Genomic links between blast exposure, brain injury, and Alzheimer disease.

Military personnel are at high risk of exposure to blasts during military service, both during combat and training. Evidence continues to build that supports exposure to blasts, particularly when repetitive, are associated with brain dysfunction which is usually transient but can be prolonged or permanent. Chronic traumatic encephalopathy (CTE), a consequence to repetitive brain injury noted in professional athletes, has received a lot of attention lately, and the suspicion that blast exposures in military personnel lead to CTE or a CTE-like syndrome[1] has appropriately received much attention in the scientific and lay press. Approximately 49% of injured military personnel are injured by explosions,[2] and up to 15% of service members returning from a combat theater report having experienced traumatic brain injury (TBI) during a year-long deployment.[3] Being able to identify the biological networks that are disrupted by these injuries holds great promise for the development of therapeutics to improve neurologic recovery.

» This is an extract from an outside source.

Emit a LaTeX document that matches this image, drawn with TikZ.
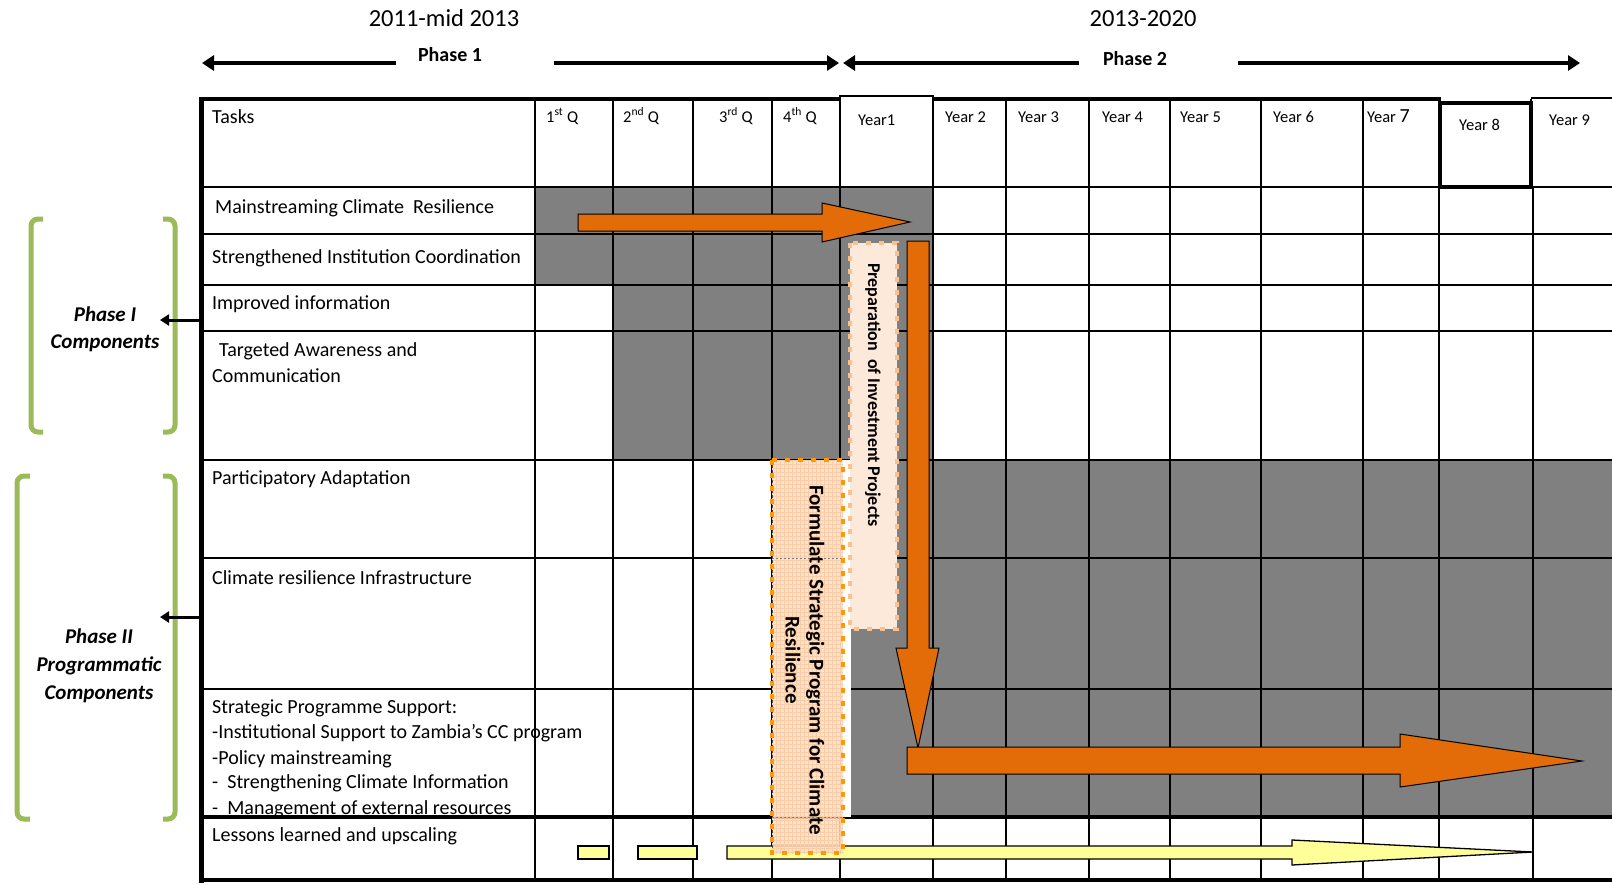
\documentclass[tikz,border=0pt]{standalone}
\usepackage{fontspec}
\setmainfont{Carlito}
\usetikzlibrary{arrows.meta}
\definecolor{gbar}{RGB}{128,128,128}
\definecolor{orng}{RGB}{227,108,9}
\definecolor{peach}{RGB}{253,233,217}
\definecolor{peachline}{RGB}{250,192,144}
\definecolor{fpeach}{RGB}{252,220,194}
\definecolor{fgrid}{RGB}{250,204,168}
\definecolor{fdot}{RGB}{255,153,0}
\definecolor{grn}{RGB}{155,187,89}
\definecolor{ylw}{RGB}{255,255,153}
\begin{document}
\begin{tikzpicture}[x=1pt,y=-1pt,
  txt/.style={anchor=base west, inner sep=0pt, font=\fontsize{20}{24}\selectfont},
  hdr/.style={anchor=base west, inner sep=0pt, font=\fontsize{16.5}{20}\selectfont},
  ttl/.style={anchor=base, inner sep=0pt, font=\fontsize{24.5}{28}\selectfont},
  phs/.style={anchor=base, inner sep=0pt, font=\bfseries\fontsize{20}{24}\selectfont},
  cmp/.style={anchor=base, inner sep=0pt, font=\bfseries\itshape\fontsize{21}{26}\selectfont},
  graycell/.style={fill=gbar, draw=none},
  gridline/.style={line width=2pt},
  hline/.style={line width=2.5pt},
  phasearrow/.style={line width=4.5pt, -{Triangle[length=12pt,width=15pt]}},
  sidearrow/.style={line width=3pt, -{Triangle[length=9pt,width=11pt]}},
  bracket/.style={draw=grn, line width=5pt, rounded corners=7pt},
  blockarrow/.style={draw=black, line width=1pt, fill=orng},
  yarrow/.style={draw=black, line width=1.3pt, fill=ylw},
]
\useasboundingbox (0,0) rectangle (1612,884);
\fill[white] (0,0) rectangle (1612,884);

% titles
\node[ttl] (t1) at (444,26) {2011-mid 2013};
\node[ttl] (t2) at (1143,26) {2013-2020};
\node[phs] (p1) at (450,61) {Phase 1};
\node[phs] (p2) at (1135,65) {Phase 2};
\coordinate (p1l) at (396,63); \coordinate (p1le) at (202,63);
\coordinate (p1r) at (554,63); \coordinate (p1re) at (839,63);
\coordinate (p2l) at (1079,63); \coordinate (p2le) at (843,63);
\coordinate (p2r) at (1238,63); \coordinate (p2re) at (1580,63);
\draw[phasearrow] (p1l) -- (p1le);
\draw[phasearrow] (p1r) -- (p1re);
\draw[phasearrow] (p2l) -- (p2le);
\draw[phasearrow] (p2r) -- (p2re);

% gray cells
\fill[graycell] (535,187) rectangle (933,285);
\fill[graycell] (613,285) rectangle (933,460);
\fill[graycell] (851,460) rectangle (1612,817);

% row texts
\node[txt] (tasks) at (212,123) {Tasks};
\node[txt] (r1) at (215,213) {Mainstreaming Climate \ Resilience};
\node[txt] (r2) at (212,263) {Strengthened Institution Coordination};
\node[txt] (r3) at (212,309) {Improved information};
\node[txt] (r4a) at (219,356) {Targeted Awareness and};
\node[txt] (r4b) at (212,382) {Communication};
\node[txt] (r5) at (212,484) {Participatory Adaptation};
\node[txt] (r6) at (212,584) {Climate resilience Infrastructure};
\node[txt] (r7a) at (212,713) {Strategic Programme Support:};
\node[txt] (r7b) at (212,738) {-Institutional Support to Zambia’s CC program};
\node[txt] (r7c) at (212,764) {-Policy mainstreaming};
\node[txt] (r7d) at (212,788) {- \ Strengthening Climate Information};
\node[txt] (r7e) at (212,814) {- \ Management of external resources};
\node[txt] (r8) at (212,841) {Lessons learned and upscaling};

% grid
\foreach \x in {535,613,693,772,840,933,1006,1089,1170,1261,1363,1439}
  \draw[gridline] (\x,99) -- (\x,881);
\draw[gridline] (1531,99) -- (1531,187);
\draw[line width=1.2pt] (1533,187) -- (1533,881);
\foreach \y in {187,234,285,331,460,558,689}
  \draw[hline] (201,\y) -- (1612,\y);
\draw[line width=4pt] (201,817) -- (1612,817);
\draw[line width=4pt] (201,880) -- (1612,880);
\draw[line width=4pt] (201,99) -- (840,99);
\draw[line width=4pt] (933,99) -- (1441,99);
\draw[line width=1.2pt] (1531,98) -- (1612,98);
\draw[line width=2pt, fill=white] (840,96) rectangle (933,187);
\draw[line width=3.5pt, fill=white] (1440,103) rectangle (1531,187);
\draw[line width=5pt] (201,97) -- (201,883);

% headers
\node[hdr] (q1) at (546,122) {1\textsuperscript{st} Q};
\node[hdr] (q2) at (623,122) {2\textsuperscript{nd} Q};
\node[hdr] (q3) at (719,122) {3\textsuperscript{rd} Q};
\node[hdr] (q4) at (783,122) {4\textsuperscript{th} Q};
\node[hdr] (y1) at (858,125) {Year1};
\node[hdr] (y2) at (945,122) {Year 2};
\node[hdr] (y3) at (1018,122) {Year 3};
\node[hdr] (y4) at (1102,122) {Year 4};
\node[hdr] (y5) at (1180,122) {Year 5};
\node[hdr] (y6) at (1273,122) {Year 6};
\node[hdr] (y7) at (1367,122) {Year {\fontsize{20}{20}\selectfont 7}};
\node[hdr] (y8) at (1459,130) {Year 8};
\node[hdr] (y9) at (1549,125) {Year 9};

% yellow arrow and bars
\draw[yarrow] (578,846) rectangle (609,859);
\draw[yarrow] (638,846) rectangle (697,859);
\draw[yarrow] (727,846) -- (1292,846) -- (1292,840) -- (1533,852) -- (1292,865) -- (1292,859) -- (727,859) -- cycle;

% Formulate box
\fill[white] (772,460) rectangle (851,817);
\fill[fpeach, fill opacity=0.85] (772,460) rectangle (843,853);
\begin{scope}
  \clip (772,460) rectangle (843,853);
  \draw[fgrid, line width=0.35pt, step=4pt] (760,450) grid (850,860);
\end{scope}
\draw[black!70, line width=0.8pt, dash pattern=on 3pt off 2pt] (772,460) -- (772,853);
\draw[black!50, line width=0.8pt, dash pattern=on 2pt off 2pt] (772,558) -- (843,558);
\draw[black!50, line width=0.8pt, dash pattern=on 2pt off 2pt] (772,817) -- (843,817);
\draw[fdot, line width=4.5pt, dash pattern=on 5pt off 8pt] (772,460) rectangle (843,853);
\node[rotate=-90, align=center, inner sep=0pt,
      font=\bfseries\fontsize{21}{24}\selectfont] (form) at (805,660)
      {Formulate Strategic Program for Climate\\Resilience};

% Preparation box
\fill[peach] (850,243) rectangle (897,629);
\draw[peachline, line width=4.5pt, dash pattern=on 5pt off 8pt] (850,243) rectangle (897,629);
\node[rotate=-90, inner sep=0pt, font=\bfseries\fontsize{18}{20}\selectfont] (prep) at (873,395)
      {Preparation \ of Investment Projects};

% orange arrows
\draw[blockarrow] (578,214) -- (822,214) -- (822,203) -- (910,222) -- (822,242) -- (822,231) -- (578,231) -- cycle;
\draw[blockarrow] (907,241) -- (929,241) -- (929,648) -- (939,648) -- (918,748) -- (896,648) -- (907,648) -- cycle;
\draw[blockarrow] (907,747) -- (1400,747) -- (1400,734) -- (1582,761) -- (1400,787) -- (1400,774) -- (907,774) -- cycle;

% left brackets
\draw[bracket] (43,219) -- (31,219) -- (31,432) -- (43,432);
\draw[bracket] (163,219) -- (175,219) -- (175,432) -- (163,432);
\draw[bracket] (30,476) -- (17,476) -- (17,819) -- (30,819);
\draw[bracket] (163,476) -- (175,476) -- (175,819) -- (163,819);
\node[cmp] (c1a) at (105,321) {Phase I};
\node[cmp] (c1b) at (105,348) {Components};
\node[cmp] (c2a) at (99,643) {Phase II};
\node[cmp] (c2b) at (99,671) {Programmatic};
\node[cmp] (c2c) at (99,699) {Components};
\coordinate (s1) at (201,320); \coordinate (s1e) at (160,320);
\coordinate (s2) at (201,617); \coordinate (s2e) at (160,617);
\draw[sidearrow] (s1) -- (s1e);
\draw[sidearrow] (s2) -- (s2e);
\end{tikzpicture}
\end{document}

In this issue of Neurology® Genetics, Gill et al.[4] report on the biological impact of moderate blast injury in military personnel. A unique feature of this study, which allowed a high level of scientific rigor, is that the authors were able to measure the intensity of the blast, collect biological data before blast injury, and compare those data with data after blast injury within an individual. This was possible because participants were active-duty military service members enrolled in a blast training program, which involved repeated exposures to controlled explosions. A total of 69 male participants (mean age of 30 years and mean duration of service of 10 years) were enrolled, and during training, 29 were exposed to a moderate blast (mean peak pressure of 7.9 psi), while the remaining 40 had no or low blast exposure. Blast exposures were measured using bilateral sensors attached to the participant's helmet. Symptoms (i.e., headache, dizziness, nausea/vomiting, sensitivity to sound, sleep disturbances, fatigue, irritability, depression/sadness, frustration, anxiety, memory, concentration, attention, visual disturbances, and balance issues) and blood samples were collected on each day of training. Gene expression data representing all genes were collected using RNA-Seq, and data before and after blast were compared. This approach has the advantage that no a priori biological hypotheses are tested; instead, all genes are interrogated allowing for the discovery of novel biological processes affected by blast exposure. The biological network that was most altered following blast injury was amyloid precursor protein (APP). The gene expression findings were followed up by the evaluation of APP protein levels, and the pattern of APP concentrations differed over time in the moderate blast exposure group but not in the no or low blast exposure group. Of interest, APP levels significantly decreased on days 8 and 9 after moderate blast exposure returning to normal by day 10 and changes in APP correlated with blast force exposure. While headache and concentration problems occurred more often in the group exposed to moderate blast, changes in APP levels were not correlated with any symptom.

APP is a transmembrane glycoprotein that has been extensively studied and is probably best known for its role in the pathophysiology of Alzheimer disease (AD). The normal function of APP is still unclear, but evidence so far supports its role in neuronal network formation including neuronal migration during brain development; cell cycle progression in neural stem cells; maintenance of synapsis including calcium homeostasis; and restoration of axonal and neuronal functions after injury.[5] Evidence presented by Gill et al. indicates that APP levels decrease after moderate blast exposure. This is seemingly in contradiction to evidence in the TBI literature, which indicates that APP production in brain tissue increases after injury and may play a neuroprotective role,[6] indicating that more research is needed to fully understand the peripheral patterns of APP after brain injury and blast exposure. Additional directions for future research also include investigating other genes in the APP biological network, particularly epistatic roles for genes involved in APP processing.

The most important clinical implications for the findings presented in the article by Gill et al. are that biological changes occur as a result of exposure to moderate blasts, that these changes involve biomarkers implicated in neurologic disorders, and that a discovery-based approach led to putative biological links between TBI and AD. The social concern regarding the effects of blast exposure during military service on long-term neurologic function has led to large investments in research focused on better understanding of the relationship between TBI and AD and discovering therapeutics to prevent or mitigate TBI-related neurodegeneration. With increased evidence for biomarkers in common between TBI and AD, the fruits of AD research may affect treatment for patients who have sustained a TBI and vice versa.